§ PROBLEM TO SOLVE:
Output the data word for word, dropping every image.

§ DATA SEGMENT:

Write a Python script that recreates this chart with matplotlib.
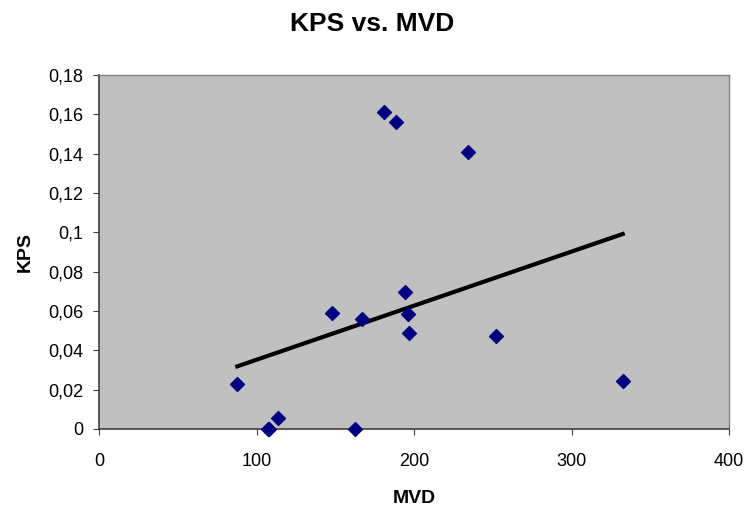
import numpy as np
import matplotlib
matplotlib.use('Agg')
import matplotlib.pyplot as plt
from matplotlib.ticker import FuncFormatter

plt.rcParams['font.family'] = ['Liberation Sans', 'DejaVu Sans']

# data
mvd = [87.8, 107.1, 108.0, 113.5, 162.5, 147.7, 167.2, 194.3, 196.4, 197.0,
       181.1, 188.4, 234.1, 252.1, 332.5]
kps = [0.0227, 0.0, 0.0, 0.0056, 0.0, 0.0588, 0.0559, 0.0695, 0.0583, 0.0487,
       0.1613, 0.1563, 0.141, 0.0474, 0.0246]
x_ticks = [0, 100, 200, 300, 400]
y_ticks = [0, 0.02, 0.04, 0.06, 0.08, 0.1, 0.12, 0.14, 0.16, 0.18]

fig = plt.figure(figsize=(7.45, 5.11), dpi=100)
ax = fig.add_axes([0.133, 0.1605, 0.8455, 0.6925])
ax.set_facecolor('#C0C0C0')

ax.scatter(mvd, kps, marker='D', s=50, color='#000080', zorder=3, clip_on=False)

# linear trendline
slope, icpt = np.polyfit(mvd, kps, 1)
xl = np.array([min(mvd), max(mvd)])
ax.plot(xl, slope * xl + icpt, color='black', lw=3, zorder=2)

ax.set_xlim(0, 400)
ax.set_ylim(0, 0.18)
ax.set_xticks(x_ticks)
ax.set_yticks(y_ticks)
ax.yaxis.set_major_formatter(FuncFormatter(lambda v, p: ('%g' % round(v, 2)).replace('.', ',')))
ax.tick_params(direction='out', length=4.5, labelsize=13, color='#404040')
ax.tick_params(axis='x', pad=13)
ax.tick_params(axis='y', pad=7)

for s in ['top', 'right']:
    ax.spines[s].set_color('#808080')
    ax.spines[s].set_linewidth(1)
for s in ['left', 'bottom']:
    ax.spines[s].set_color('#404040')
    ax.spines[s].set_linewidth(1.2)

ax.set_xlabel('MVD', fontsize=14, fontweight='bold', labelpad=14)
ax.set_ylabel('KPS', fontsize=14, fontweight='bold', labelpad=10)
fig.suptitle('KPS vs. MVD', fontsize=19, fontweight='bold', y=0.977)

fig.savefig('out.png', dpi=100)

§ WRITTEN RESPONSE:
Write a Python script that recreates this chart with matplotlib.
import numpy as np
import matplotlib
matplotlib.use('Agg')
import matplotlib.pyplot as plt
from matplotlib.ticker import FuncFormatter

plt.rcParams['font.family'] = ['Liberation Sans', 'DejaVu Sans']

# data
mvd = [87.8, 107.1, 108.0, 113.5, 162.5, 147.7, 167.2, 194.3, 196.4, 197.0,
       181.1, 188.4, 234.1, 252.1, 332.5]
kps = [0.0227, 0.0, 0.0, 0.0056, 0.0, 0.0588, 0.0559, 0.0695, 0.0583, 0.0487,
       0.1613, 0.1563, 0.141, 0.0474, 0.0246]
x_ticks = [0, 100, 200, 300, 400]
y_ticks = [0, 0.02, 0.04, 0.06, 0.08, 0.1, 0.12, 0.14, 0.16, 0.18]

fig = plt.figure(figsize=(7.45, 5.11), dpi=100)
ax = fig.add_axes([0.133, 0.1605, 0.8455, 0.6925])
ax.set_facecolor('#C0C0C0')

ax.scatter(mvd, kps, marker='D', s=50, color='#000080', zorder=3, clip_on=False)

# linear trendline
slope, icpt = np.polyfit(mvd, kps, 1)
xl = np.array([min(mvd), max(mvd)])
ax.plot(xl, slope * xl + icpt, color='black', lw=3, zorder=2)

ax.set_xlim(0, 400)
ax.set_ylim(0, 0.18)
ax.set_xticks(x_ticks)
ax.set_yticks(y_ticks)
ax.yaxis.set_major_formatter(FuncFormatter(lambda v, p: ('%g' % round(v, 2)).replace('.', ',')))
ax.tick_params(direction='out', length=4.5, labelsize=13, color='#404040')
ax.tick_params(axis='x', pad=13)
ax.tick_params(axis='y', pad=7)

for s in ['top', 'right']:
    ax.spines[s].set_color('#808080')
    ax.spines[s].set_linewidth(1)
for s in ['left', 'bottom']:
    ax.spines[s].set_color('#404040')
    ax.spines[s].set_linewidth(1.2)

ax.set_xlabel('MVD', fontsize=14, fontweight='bold', labelpad=14)
ax.set_ylabel('KPS', fontsize=14, fontweight='bold', labelpad=10)
fig.suptitle('KPS vs. MVD', fontsize=19, fontweight='bold', y=0.977)

fig.savefig('out.png', dpi=100)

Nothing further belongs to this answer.